So you’ve decided that “yes, it is time to put my backyard shed ideas into motion!” The tools in the yard are probably starting to pale in color from the exposure to the sun. Or, one or two of your garden accessories have probably become very brittle because they had too much exposure to the weather. Or, maybe you just simply ran out of room in the garage to store all of the backyard “stuff” in it along with the other household tools that may also be in the garage. How do I know? Well, I know quite simply because I have been there.
So, in order to bring your backyard shed ideas into reality you must consider these three things:
1) Surrounding Space – To bring your backyard shed ideas of having a strong shed that will last reasonably long, it is best to have an adequate amount of space surrounding the shed.

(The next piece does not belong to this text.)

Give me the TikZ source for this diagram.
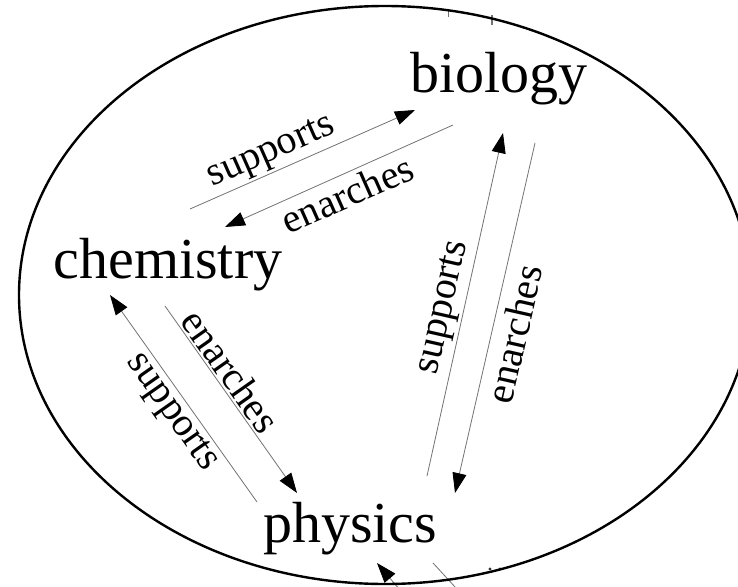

The reason for this is that sunlight and wind are friends of lumber, whereas water is not. You want your shed to receive adequate amounts of wind to it as well as sun to keep the materials dry and free from moisture.
2) Foundation Wood – One must remember that not all lumber is made to come in contact with the ground. So you must be sure to use a type of wood that when it comes in contact with the moisture of the soil or the concrete slab, it would not be adversely affected. A good set of backyard shed plans though will highlight and recommend the lumber for the various areas of the shed.
3) The Slope of the Roof – If you live in an area where heavy snow is the norm during the winter months, then the design of your roof is of utmost importance. You do not want your roof to be too flat if there is an excess in snowfall during the winter because as that snow builds up, your roof members will have to bear the load and you run the risk of roof collapse. With a steeply sloping roof, because of the projection of the rafters they can hold more weight and, less snow is likely to accumulate on the roof. The slope plays a big role with respect to rainfall as well. The steeper the roof, the quicker the runoff and the less chance of standing water on the roof. Standing water gives rise to roof leakages which are always best to avoid initially rather than repair.